Notwithstanding anything in this Policy to the contrary, each Independent Director in service on the effective date of the Company’s initial public offering (the “IPO Date”) shall receive an initial grant of Restricted Stock on the IPO Date, to be determined by (A) dividing twenty-five thousand dollars ($25,000) by the most recently determined NAV per Share of the Company’s Class E common stock on the commencement date of the IPO, and (B) rounding to the nearest whole number. Such shares of Restricted Stock shall vest one year after grant, provided that the Independent Director is providing services to the Company as a director on such vesting date.


Exhibit A

Election as to Form of Payment of Unrestricted Annual Retainer

Capitalized terms used herein and not otherwise defined have the meanings assigned such terms in the J.P. Morgan Real Estate Income Trust, Inc. Independent Director Compensation Policy (the “Policy”).

This constitutes my irrevocable written election under the Policy with respect to $50,000 of my Annual Retainer (the “Unrestricted Annual Retainer”) to be earned for the Plan Year beginning __________ and concluding on _______ (the “20__ Plan Year”). I acknowledge that this Election Form is irrevocable for the 20__ Plan Year. However, prior to the commencement of any subsequent Plan Year, I may change my election for future Plan Years by executing and delivering a new Election Form indicating different choices. If I fail to deliver a new Election Form prior to the commencement of any subsequent Plan Year, I acknowledge and intend that this Election Form continue in effect during any subsequent Plan Year until I file a new Election Form.

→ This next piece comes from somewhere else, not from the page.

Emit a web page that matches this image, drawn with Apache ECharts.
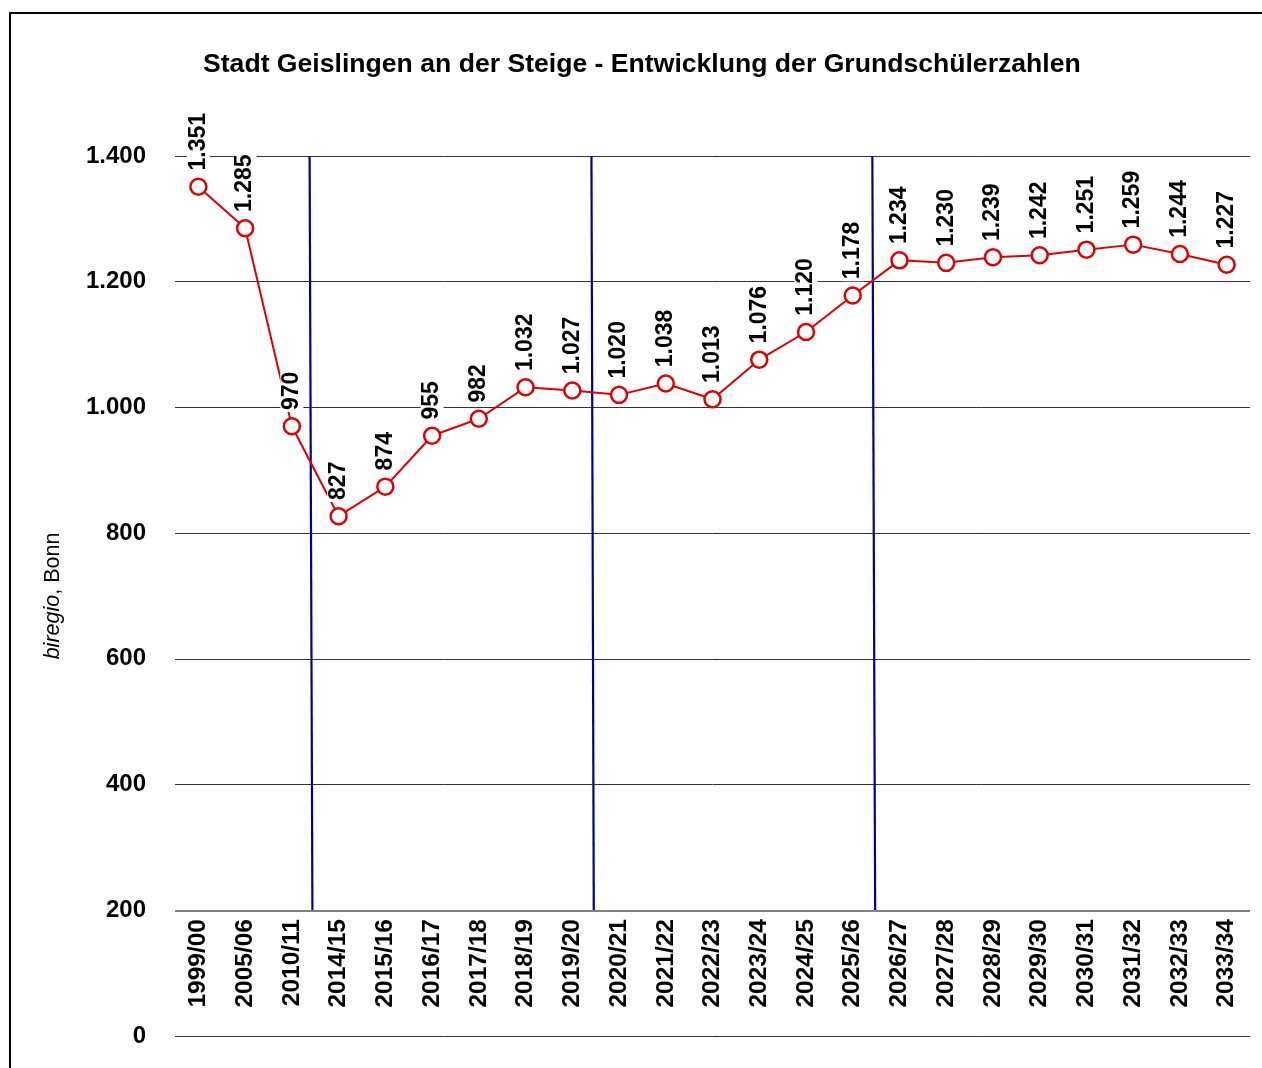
<!DOCTYPE html>
<html>
<head>
<meta charset="utf-8">
<script src="https://cdn.jsdelivr.net/npm/echarts@6/dist/echarts.min.js"></script>
<style>
  html, body { margin: 0; padding: 0; background: #fff; }
  #chart { width: 1262px; height: 1068px; }
</style>
</head>
<body>
<div id="chart"></div>
<script>
// School years (categories)
const schoolYears = [
  '1999/00', '2005/06', '2010/11', '2014/15', '2015/16', '2016/17', '2017/18',
  '2018/19', '2019/20', '2020/21', '2021/22', '2022/23', '2023/24', '2024/25',
  '2025/26', '2026/27', '2027/28', '2028/29', '2029/30', '2030/31', '2031/32',
  '2032/33', '2033/34'
];

// Number of primary school pupils per school year
const pupils = [
  1351, 1285, 970, 827, 874, 955, 982, 1032, 1027, 1020, 1038, 1013,
  1076, 1120, 1178, 1234, 1230, 1239, 1242, 1251, 1259, 1244, 1227
];

// Y-axis scale
const yMin = 0;
const yMax = 1400;
const yStep = 200;
const baseLineValue = 200;

// Period dividers (position in category units, at the top and bottom end)
const dividerTopX = [2.38, 8.41, 14.42];
const dividerBottomX = [2.44, 8.46, 14.48];
const dividerTopY = 1400;
const dividerBottomY = 200;

const FONT = "'Liberation Sans', Arial, Helvetica, sans-serif";

function fmtDE(v) {
  return String(Math.round(v)).replace(/\B(?=(\d{3})+(?!\d))/g, '.');
}

const chart = echarts.init(document.getElementById('chart'), null, { renderer: 'canvas' });

const dividerSeries = dividerTopX.map((x, i) => ({
  type: 'line',
  xAxisIndex: 1,
  yAxisIndex: 0,
  data: [[x, dividerTopY], [dividerBottomX[i], dividerBottomY]],
  symbol: 'none',
  silent: true,
  z: 3,
  lineStyle: { color: '#000099', width: 2.2 }
}));

const option = {
  backgroundColor: '#ffffff',
  animation: false,
  textStyle: { fontFamily: FONT },
  title: {
    text: 'Stadt Geislingen an der Steige - Entwicklung der Grundschülerzahlen',
    left: 198,
    top: 46,
    textStyle: { fontFamily: FONT, fontSize: 26.6, fontWeight: 'bold', color: '#000' }
  },
  graphic: [{
    type: 'rect',
    silent: true,
    z: 0,
    shape: { x: 10, y: 13, width: 1300, height: 1100 },
    style: { fill: 'none', stroke: '#000', lineWidth: 2 }
  }],
  grid: { left: 175, right: 12, top: 156, bottom: 32, containLabel: false },
  xAxis: [{
    type: 'category',
    data: schoolYears,
    boundaryGap: true,
    axisLine: { show: false },
    axisTick: { show: false },
    splitLine: { show: false },
    axisLabel: {
      rotate: 90,
      margin: -117,
      interval: 0,
      fontFamily: FONT,
      fontSize: 24.5,
      fontWeight: 'bold',
      color: '#000'
    }
  }, {
    type: 'value',
    min: -0.5,
    max: schoolYears.length - 0.5,
    show: false
  }],
  yAxis: {
    type: 'value',
    min: yMin,
    max: yMax,
    interval: yStep,
    axisLine: { show: false },
    axisTick: { show: false },
    splitLine: { show: true, lineStyle: { color: '#333', width: 1 } },
    axisLabel: {
      margin: 29,
      fontFamily: FONT,
      fontSize: 24,
      fontWeight: 'bold',
      color: '#000',
      formatter: fmtDE
    },
    name: '{i|biregio}, Bonn',
    nameLocation: 'middle',
    nameRotate: 90,
    nameGap: 111,
    nameTextStyle: {
      fontFamily: FONT,
      fontSize: 21.5,
      color: '#000',
      rich: {
        i: { fontFamily: FONT, fontSize: 21.5, fontStyle: 'italic', color: '#000' }
      }
    }
  },
  series: [{
    type: 'line',
    name: 'Grundschüler',
    data: pupils,
    z: 5,
    symbol: 'circle',
    symbolSize: 16,
    lineStyle: { color: '#e00000', width: 2 },
    itemStyle: { color: '#ffffff', borderColor: '#e00000', borderWidth: 2.5 },
    label: {
      show: true,
      position: 'top',
      distance: 5,
      rotate: 90,
      align: 'left',
      verticalAlign: 'middle',
      fontFamily: FONT,
      fontSize: 23,
      fontWeight: 'bold',
      color: '#000',
      backgroundColor: '#ffffff',
      padding: [0, 2, 0, 2],
      formatter: p => fmtDE(p.value)
    },
    markLine: {
      silent: true,
      symbol: 'none',
      label: { show: false },
      lineStyle: { color: '#808080', width: 2, type: 'solid' },
      data: [{ yAxis: baseLineValue }]
    }
  }, ...dividerSeries]
};

chart.setOption(option);
</script>
</body>
</html>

UNRESTRICTED ANNUAL RETAINER

please check one, as applicable:

 

I hereby elect to receive _____% of my Unrestricted Annual Retainer in the form of cash payments made quarterly in arrears during the applicable Plan Year.

 

I hereby elect to receive _____% of my Unrestricted Annual Retainer in the form of shares of the Company’s common stock, to be granted on the same day that the Annual Retainer would be paid.

 

Executed this _____ day of _________, 20__.